«Я воспользуюсь опытом этого доктора Мосгрейва, — думал он. — Врачи и адвокаты являются духовниками в наш прозаический девятнадцатый век. Он наверняка сможет помочь мне».
Первый скорый поезд из Лондона прибыл в Одли в половине одиннадцатого, и без пяти одиннадцать Ричардс, мрачный слуга, доложил о докторе Элвине Мосгрейве.
Медик из Сэвил Pay был высоким человеком около тридцати лет. Он был худощав, с болезненного цвета лицом и впалыми щеками, с бледными серыми глазами, которые, казалось, были когда-то голубыми и с течением времени выцвели до нынешнего бесцветного оттенка. Как бы ни была могуча медицинская наука, коей владел доктор Элвин Мосгрейв, она оказалась бессильна придать плоть его костям или румянец щекам. У него было странно невыразительное и в то же время удивительно внимательное выражение лица — лицо человека, который провел большую часть жизни, слушая других людей, и расстался с собственной личностью и чувствами в самом начале карьеры.
Он поклонился Роберту Одли, уселся в указанное ему кресло напротив и устремил внимательный взгляд на молодого адвоката.
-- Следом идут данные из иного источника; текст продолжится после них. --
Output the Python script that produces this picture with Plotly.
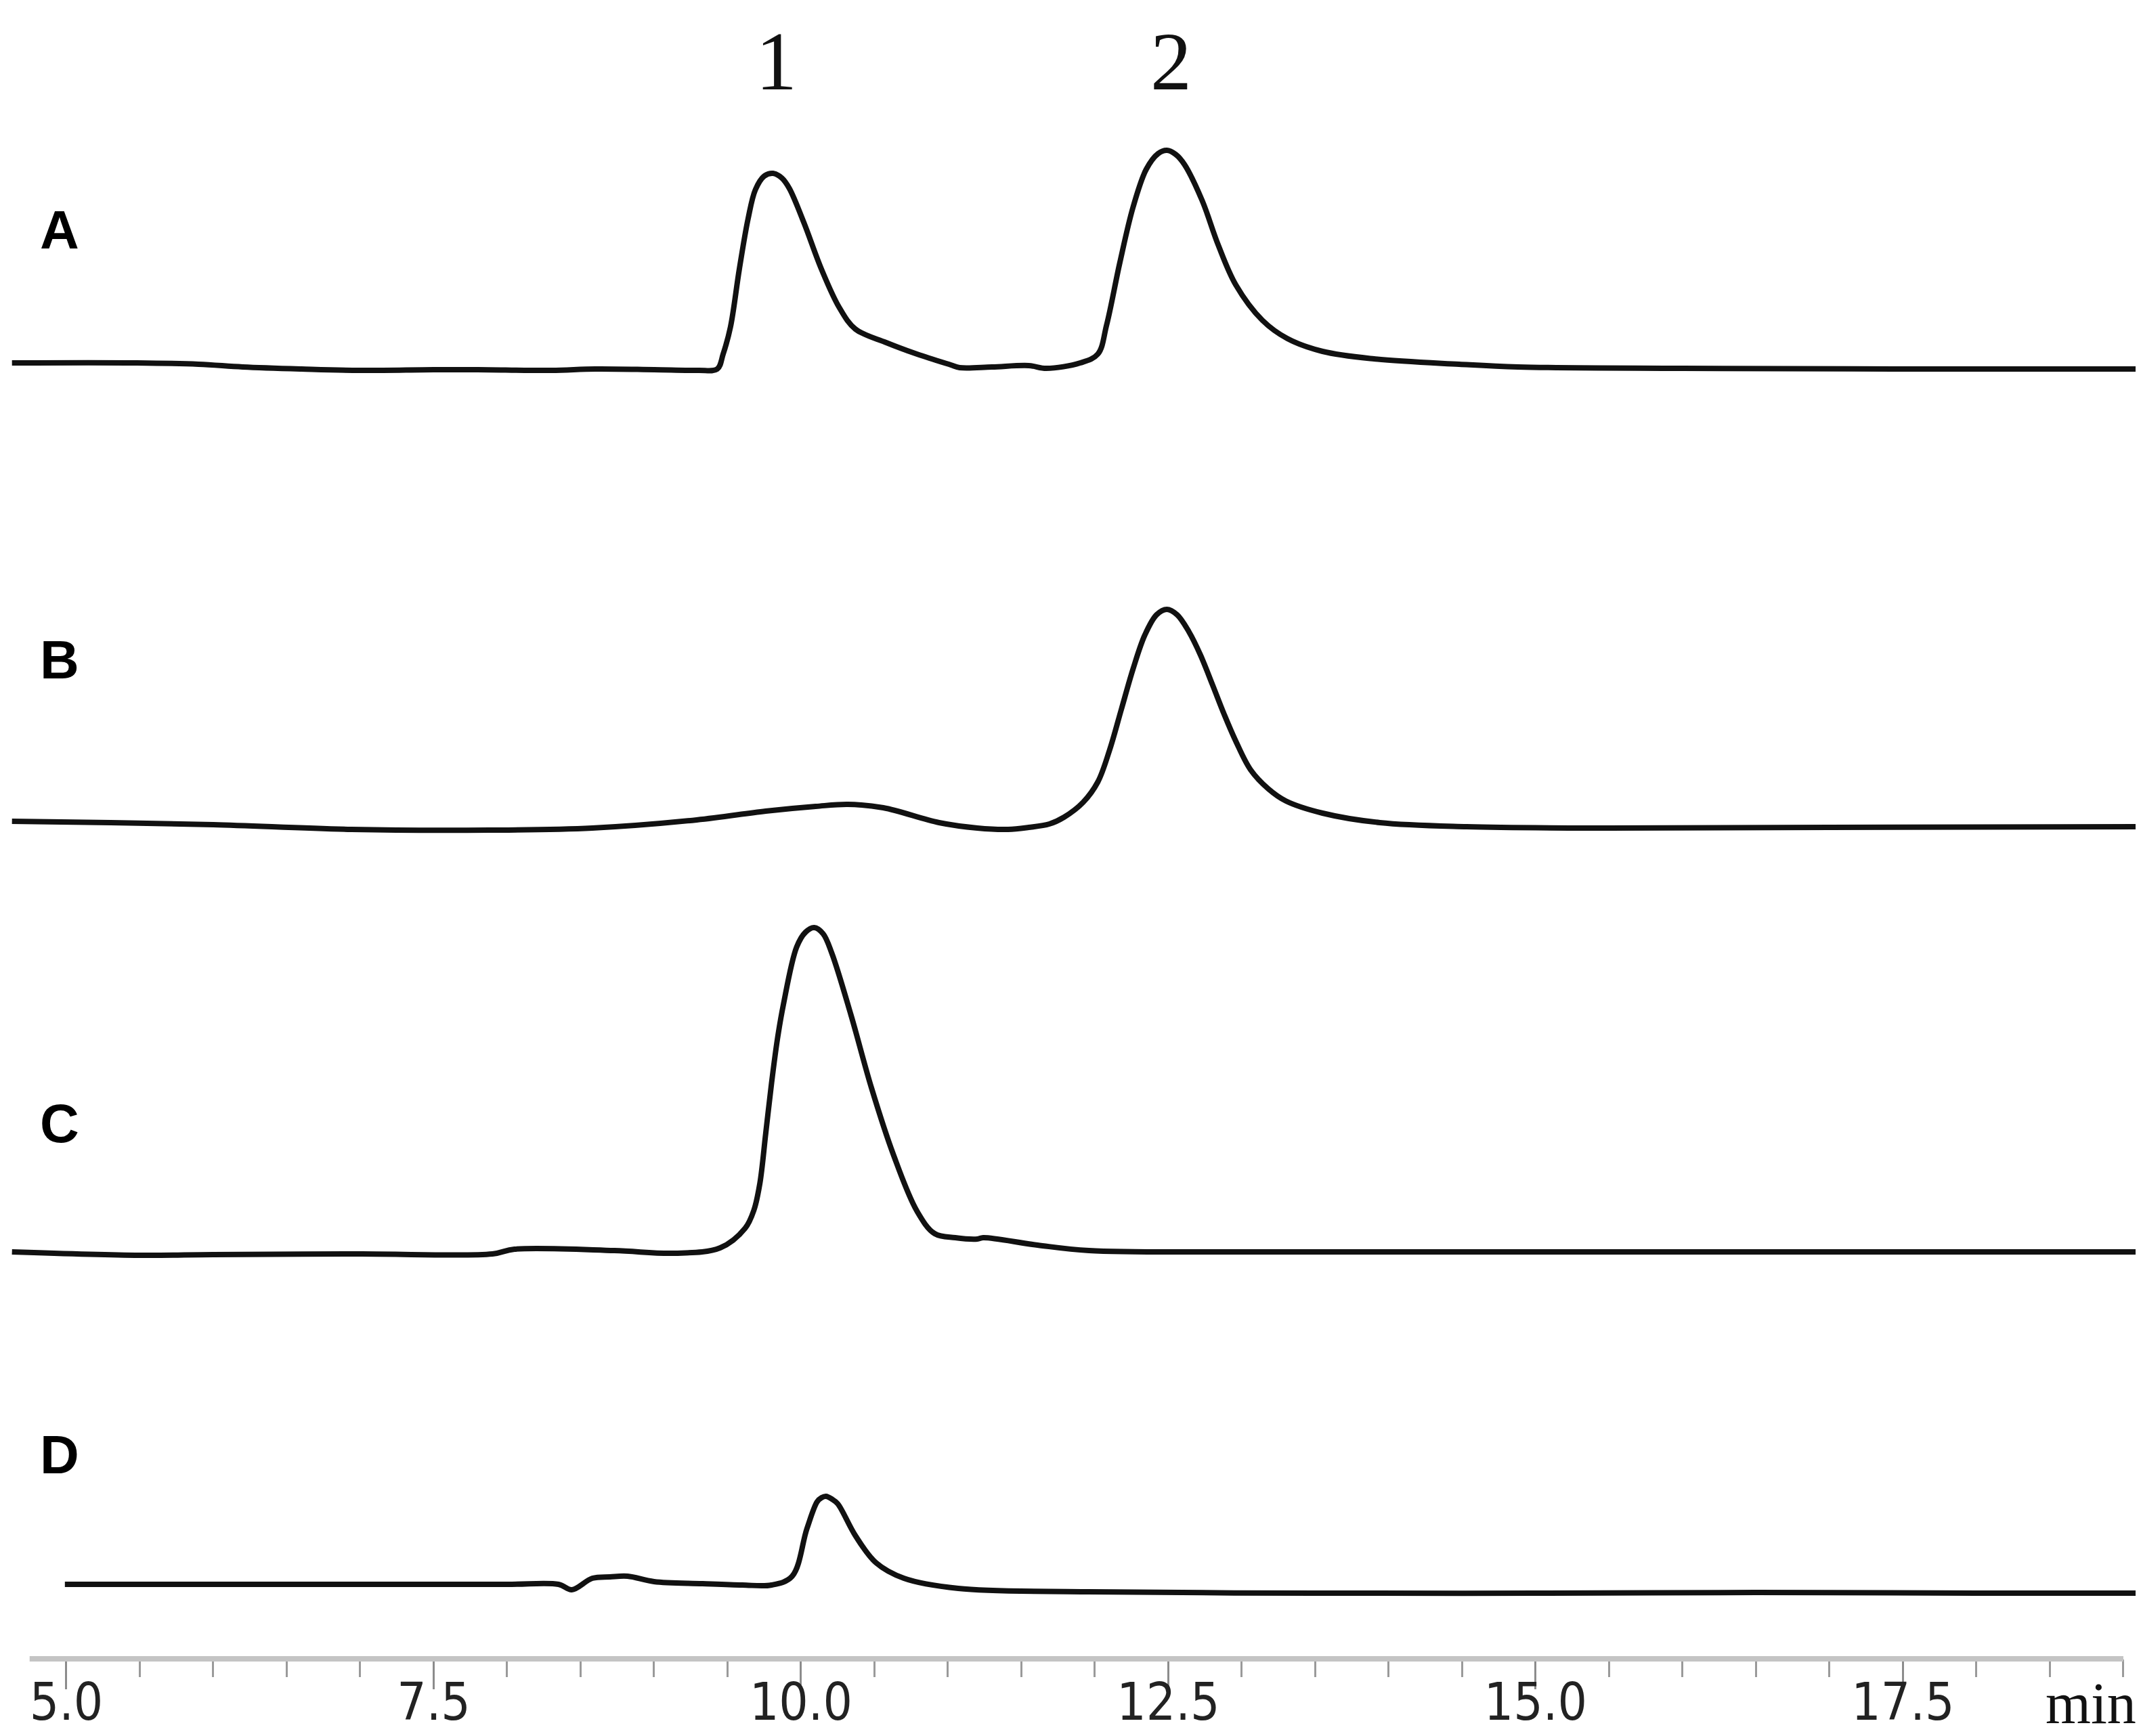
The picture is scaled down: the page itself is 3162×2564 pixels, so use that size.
import plotly.graph_objects as go

# ---- data (retention time in min, detector signal in arbitrary units above each baseline) ----
a_time = [4.63, 5.48, 5.9, 6.2, 6.6, 7.0, 7.5, 7.8, 8.3, 8.6, 9.0, 9.3, 9.43, 9.47, 9.52, 9.58,
          9.64, 9.69, 9.75, 9.81, 9.87, 9.92, 10.02, 10.14, 10.26, 10.37, 10.58, 10.79, 11.02,
          11.08, 11.3, 11.55, 11.67, 11.90, 12.02, 12.08, 12.17, 12.26, 12.35, 12.43, 12.49,
          12.55, 12.61, 12.73, 12.84, 12.96, 13.14, 13.31, 13.55, 13.9, 14.48, 14.88, 16.0,
          17.5, 19.11]
a_signal = [12, 12, 10, 6, 3, 1, 2, 2, 1, 3, 2, 1, 3, 25, 65, 150,
            225, 268, 288, 292, 285, 270, 219, 150, 94, 62, 42, 25, 9,
            5, 6, 8, 4, 12, 25, 68, 160, 242, 298, 321, 326,
            320, 305, 252, 186, 127, 75, 48, 29, 18, 10, 6, 4,
            3, 3]

b_time = [4.63, 5.3, 6.0, 6.94, 7.88, 8.58, 9.29, 9.76, 10.1, 10.32, 10.56, 10.94, 11.2, 11.41,
          11.55, 11.69, 11.79, 11.92, 12.02, 12.10, 12.18, 12.26, 12.34, 12.42, 12.49, 12.56,
          12.64, 12.72, 12.80, 12.88, 12.96, 13.06, 13.18, 13.30, 13.55, 13.94, 14.53, 15.5,
          17.0, 19.11]
b_signal = [10, 8, 5, -2, -3, 0, 12, 25, 32, 35, 30, 8, 0, -2,
            1, 6, 16, 38, 68, 115, 175, 235, 285, 315, 323, 315,
            290, 255, 212, 168, 128, 86, 58, 40, 22, 8, 2, 0,
            1, 2]

c_time = [4.63, 5.5, 6.0, 7.0, 7.9, 8.05, 8.73, 9.14, 9.45, 9.62, 9.68, 9.72, 9.76, 9.80, 9.84,
          9.88, 9.97, 10.03, 10.09, 10.15, 10.21, 10.34, 10.48, 10.63, 10.79, 10.91, 11.05,
          11.20, 11.24, 11.61, 11.96, 13.0, 15.0, 17.0, 19.11]
c_signal = [0, -5, -4, -3, -3, 4, 2, -2, 6, 35, 62, 101, 175, 250, 315,
            365, 450, 472, 479, 470, 441, 350, 242, 143, 60, 27, 21,
            19, 21, 10, 2, 0, 0, 0, 0]

d_time = [4.99, 6.0, 7.0, 8.0, 8.35, 8.44, 8.58, 8.7, 8.82, 9.0, 9.33, 9.6, 9.80, 9.94, 10.04,
          10.11, 10.14, 10.17, 10.21, 10.25, 10.37, 10.51, 10.70, 11.07, 11.96, 13.5, 15.0,
          16.5, 18.0, 19.11]
d_signal = [13, 13, 13, 13, 13, 5, 22, 24, 25, 17, 14, 12, 12, 25, 95,
            135, 141, 143, 139, 132, 85, 45, 22, 7, 2, 0, 0,
            1, 0, 0]

panel_names = ["A", "B", "C", "D"]
peak_names = ["1", "2"]
peak_times = [9.83, 12.52]
major_ticks = [5.0, 7.5, 10.0, 12.5, 15.0, 17.5]
tick_labels = ["5.0", "7.5", "10.0", "12.5", "15.0", "17.5"]

# ---- layout constants (pixels) ----
W, H = 3162, 2564
AXIS_Y = 2442                      # pixel row of the time axis
PLOT_H = AXIS_Y
baselines_px = [540, 1215, 1841, 2345]   # pixel row of each trace's baseline
label_px = [331, 966, 1652, 2140]


def paper_y(px):
    return (AXIS_Y - px) / PLOT_H


fig = go.Figure()

series = [(a_time, a_signal), (b_time, b_signal), (c_time, c_signal), (d_time, d_signal)]
for (t, s), base, name in zip(series, baselines_px, panel_names):
    offset = AXIS_Y - base
    fig.add_trace(go.Scatter(
        x=t, y=[v + offset for v in s], mode="lines", name=name,
        line=dict(color="#111111", width=8, shape="spline", smoothing=1.0),
        hoverinfo="skip",
    ))

# panel letters
for name, ypx in zip(panel_names, label_px):
    fig.add_annotation(
        x=80 / W, xref="paper", y=paper_y(ypx), yref="paper",
        xanchor="center", yanchor="middle",
        text=f"<b>{name}</b>", showarrow=False,
        font=dict(family="Liberation Sans, Arial", size=80, color="#000000"),
    )

# peak numbers
for name, t in zip(peak_names, peak_times):
    fig.add_annotation(
        x=t, xref="x", y=paper_y(82), yref="paper",
        xanchor="center", yanchor="middle",
        text=name, showarrow=False,
        font=dict(family="Liberation Serif, Times New Roman", size=122, color="#111111"),
    )

# axis line (spans 4.75 .. 19.0 min)
fig.add_shape(type="line", xref="x", yref="paper", x0=4.75, x1=19.0, y0=0, y1=0,
              line=dict(color="#c4c4c4", width=8), layer="above")

# unit label
fig.add_annotation(
    x=18.78, xref="x", y=0, yref="paper", yshift=-66, xanchor="center", yanchor="middle",
    text="min", showarrow=False,
    font=dict(family="Liberation Serif, Times New Roman", size=86, color="#111111"),
)

minor_vals = [5.0 + 0.5 * i for i in range(29) if (0.5 * i) % 2.5 != 0]

fig.update_layout(
    width=W, height=H, autosize=False,
    margin=dict(l=0, r=0, t=0, b=H - AXIS_Y, pad=0),
    paper_bgcolor="white", plot_bgcolor="white",
    showlegend=False,
    xaxis=dict(
        range=[4.5853, 19.157], showgrid=False, zeroline=False, showline=False,
        automargin=False,
        tickmode="array", tickvals=major_ticks, ticktext=tick_labels,
        ticks="outside", ticklen=44, tickwidth=3, tickcolor="#8c8c8c",
        ticklabelstandoff=-46,
        tickfont=dict(family="Liberation Sans Narrow, DejaVu Sans Condensed, Liberation Sans",
                      size=76, color="#222222"),
        minor=dict(tickmode="array", tickvals=minor_vals, ticks="outside",
                   ticklen=26, tickwidth=3, tickcolor="#9a9a9a"),
        fixedrange=True,
    ),
    yaxis=dict(range=[0, PLOT_H], visible=False, fixedrange=True, automargin=False),
)

fig.write_html("out.html")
Роберт заметил, что взгляд доктора на мгновение утратил спокойное выражение внимания и стал серьезным и испытующим.
«Он прикидывает, не я ли пациент, — подумал мистер Одли, — и ищет признаки безумия на моем лице».
Доктор Мосгрейв заговорил, как будто отвечая на его мысль.
— Вы желали проконсультироваться со мной относительно своего… здоровья? — спросил он.
— О нет!
Доктор Мосгрейв взглянул на свои часы, изделие Бенсона стоимостью 50 гиней, которые он так небрежно носил в кармане своего жилета, словно это была картофелина.
— Нет нужды напоминать вам, что мое время дорого, — заметил он. — Ваша телеграмма сообщала, что мои услуги потребовались в случае… весьма опасном, как я понял, иначе бы я не приехал сюда.
Роберт Одли сидел, мрачно глядя на огонь и не зная, как ему начать разговор.
— Вы очень любезны, доктор Мосгрейв, — с усилием начал он, — и я вам очень благодарен, что вы откликнулись на мою телеграмму. Я собираюсь обратиться к вам по очень болезненному для меня вопросу. Я хочу просить вашего совета в очень трудном деле, и я слепо доверяюсь вашему опыту и способности выручить меня и дорогих мне людей из очень сложного и мучительного положения.
Деловое выражение лица доктора Мосгрейва стало заинтересованным.
— Полагаю, что признание, сделанное пациентом врачу, так же священно, как исповедь священнику? — мрачно спросил Роберт.
— Так же священно.
— Конфиденциальное сообщение, не нарушаемое ни при каких обстоятельствах?